# DATA SECTION:
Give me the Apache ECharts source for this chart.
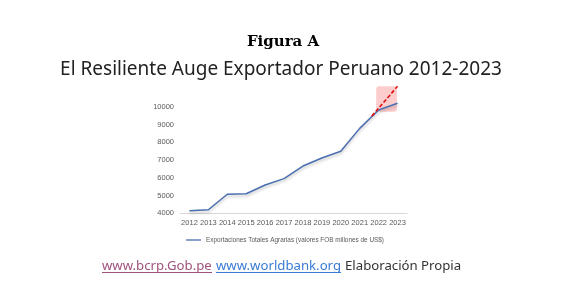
<!DOCTYPE html>
<html><head><meta charset="utf-8">
<script src="https://cdn.jsdelivr.net/npm/echarts@6/dist/echarts.min.js"></script>
<style>html,body{margin:0;padding:0;background:#fff}#c{width:564px;height:285px}</style>
</head><body><div id="c"></div>
<script>
const years = ['2012','2013','2014','2015','2016','2017','2018','2019','2020','2021','2022','2023'];
const exportValues = [4150,4200,5070,5100,5590,5950,6660,7110,7490,8780,9810,10190];
const trendPoints = [[9.64,9470],[11.0,11150]];
const highlightBox = [[9.87,9710,10.97,11150]];
const yTicks = {min:4000,max:10000,interval:1000};
const seriesName = 'Exportaciones Totales Agrarias (valores FOB millones de US$)';

const chart = echarts.init(document.getElementById('c'), null, {renderer:'canvas'});
chart.setOption({
  backgroundColor:'#fff',
  animation:false,
  grid:{left:180,right:157,top:106.7,bottom:71.7},
  xAxis:[
    {type:'category',data:years,boundaryGap:true,
     axisLine:{lineStyle:{color:'#d9d9d9'}},axisTick:{show:false},
     axisLabel:{color:'#595959',fontSize:7.5,margin:6,fontFamily:'Liberation Sans',interval:0}},
    {type:'value',min:-0.5,max:11.5,show:false}
  ],
  yAxis:{type:'value',min:yTicks.min,max:yTicks.max,interval:yTicks.interval,
    axisLine:{show:false},axisTick:{show:false},splitLine:{show:false},
    axisLabel:{color:'#595959',fontSize:7.5,margin:6,fontFamily:'Liberation Sans',formatter:function(v){return String(v);}}},
  legend:{data:[{name:seriesName,icon:'rect'}],left:181,top:232,itemWidth:15,itemHeight:1.3,itemGap:4,
    textStyle:{color:'#595959',fontSize:6.4,fontFamily:'Liberation Sans'}},
  series:[
    {type:'custom',xAxisIndex:1,yAxisIndex:0,clip:false,silent:true,z:1,
     data:highlightBox,
     renderItem:function(params,api){
       const p1=api.coord([api.value(0),api.value(3)]);
       const p2=api.coord([api.value(2),api.value(1)]);
       return {type:'rect',shape:{x:p1[0],y:p1[1],width:p2[0]-p1[0],height:p2[1]-p1[1],r:3},
         style:{fill:'rgba(250,130,130,0.4)'}};
     }},
    {name:seriesName,type:'line',data:exportValues,symbol:'none',clip:false,z:2,
     lineStyle:{color:'#4a6fb0',width:1.5,shadowColor:'rgba(0,0,0,0.25)',shadowBlur:3,shadowOffsetY:2},
     itemStyle:{color:'#4a6fb0'}},
    {type:'line',xAxisIndex:1,yAxisIndex:0,data:trendPoints,symbol:'none',clip:false,z:3,
     lineStyle:{color:'#e01010',width:1.6,type:[4,2]}}
  ],
  graphic:[
    {type:'text',x:283,y:42,style:{text:'Figura A',font:'900 15px "DejaVu Serif"',fill:'#000',align:'center',verticalAlign:'middle'}},
    {type:'text',x:281,y:70,style:{text:'El Resiliente Auge Exportador Peruano 2012-2023',font:'19px "Noto Sans"',fill:'#222',align:'center',verticalAlign:'middle'}},
    {type:'text',x:102,y:266,style:{text:'www.bcrp.Gob.pe',font:'13.2px "Noto Sans"',fill:'#a0527e',verticalAlign:'middle'}},
    {type:'text',x:216,y:266,style:{text:'www.worldbank.org',font:'13.2px "Noto Sans"',fill:'#3a7bd5',verticalAlign:'middle'}},
    {type:'text',x:345,y:266,style:{text:'Elaboración Propia',font:'13.2px "Noto Sans"',fill:'#333',verticalAlign:'middle'}},
    {type:'rect',shape:{x:102,y:272,width:110,height:0.9},style:{fill:'#a0527e'}},
    {type:'rect',shape:{x:216,y:272,width:125,height:0.9},style:{fill:'#3a7bd5'}}
  ]
});
</script></body></html>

# GOAL OF THE EXERCISE:
Restate the data above exactly, stripping out each image.

# WRITTEN RESPONSE:
Give me the Apache ECharts source for this chart.
<!DOCTYPE html>
<html><head><meta charset="utf-8">
<script src="https://cdn.jsdelivr.net/npm/echarts@6/dist/echarts.min.js"></script>
<style>html,body{margin:0;padding:0;background:#fff}#c{width:564px;height:285px}</style>
</head><body><div id="c"></div>
<script>
const years = ['2012','2013','2014','2015','2016','2017','2018','2019','2020','2021','2022','2023'];
const exportValues = [4150,4200,5070,5100,5590,5950,6660,7110,7490,8780,9810,10190];
const trendPoints = [[9.64,9470],[11.0,11150]];
const highlightBox = [[9.87,9710,10.97,11150]];
const yTicks = {min:4000,max:10000,interval:1000};
const seriesName = 'Exportaciones Totales Agrarias (valores FOB millones de US$)';

const chart = echarts.init(document.getElementById('c'), null, {renderer:'canvas'});
chart.setOption({
  backgroundColor:'#fff',
  animation:false,
  grid:{left:180,right:157,top:106.7,bottom:71.7},
  xAxis:[
    {type:'category',data:years,boundaryGap:true,
     axisLine:{lineStyle:{color:'#d9d9d9'}},axisTick:{show:false},
     axisLabel:{color:'#595959',fontSize:7.5,margin:6,fontFamily:'Liberation Sans',interval:0}},
    {type:'value',min:-0.5,max:11.5,show:false}
  ],
  yAxis:{type:'value',min:yTicks.min,max:yTicks.max,interval:yTicks.interval,
    axisLine:{show:false},axisTick:{show:false},splitLine:{show:false},
    axisLabel:{color:'#595959',fontSize:7.5,margin:6,fontFamily:'Liberation Sans',formatter:function(v){return String(v);}}},
  legend:{data:[{name:seriesName,icon:'rect'}],left:181,top:232,itemWidth:15,itemHeight:1.3,itemGap:4,
    textStyle:{color:'#595959',fontSize:6.4,fontFamily:'Liberation Sans'}},
  series:[
    {type:'custom',xAxisIndex:1,yAxisIndex:0,clip:false,silent:true,z:1,
     data:highlightBox,
     renderItem:function(params,api){
       const p1=api.coord([api.value(0),api.value(3)]);
       const p2=api.coord([api.value(2),api.value(1)]);
       return {type:'rect',shape:{x:p1[0],y:p1[1],width:p2[0]-p1[0],height:p2[1]-p1[1],r:3},
         style:{fill:'rgba(250,130,130,0.4)'}};
     }},
    {name:seriesName,type:'line',data:exportValues,symbol:'none',clip:false,z:2,
     lineStyle:{color:'#4a6fb0',width:1.5,shadowColor:'rgba(0,0,0,0.25)',shadowBlur:3,shadowOffsetY:2},
     itemStyle:{color:'#4a6fb0'}},
    {type:'line',xAxisIndex:1,yAxisIndex:0,data:trendPoints,symbol:'none',clip:false,z:3,
     lineStyle:{color:'#e01010',width:1.6,type:[4,2]}}
  ],
  graphic:[
    {type:'text',x:283,y:42,style:{text:'Figura A',font:'900 15px "DejaVu Serif"',fill:'#000',align:'center',verticalAlign:'middle'}},
    {type:'text',x:281,y:70,style:{text:'El Resiliente Auge Exportador Peruano 2012-2023',font:'19px "Noto Sans"',fill:'#222',align:'center',verticalAlign:'middle'}},
    {type:'text',x:102,y:266,style:{text:'www.bcrp.Gob.pe',font:'13.2px "Noto Sans"',fill:'#a0527e',verticalAlign:'middle'}},
    {type:'text',x:216,y:266,style:{text:'www.worldbank.org',font:'13.2px "Noto Sans"',fill:'#3a7bd5',verticalAlign:'middle'}},
    {type:'text',x:345,y:266,style:{text:'Elaboración Propia',font:'13.2px "Noto Sans"',fill:'#333',verticalAlign:'middle'}},
    {type:'rect',shape:{x:102,y:272,width:110,height:0.9},style:{fill:'#a0527e'}},
    {type:'rect',shape:{x:216,y:272,width:125,height:0.9},style:{fill:'#3a7bd5'}}
  ]
});
</script></body></html>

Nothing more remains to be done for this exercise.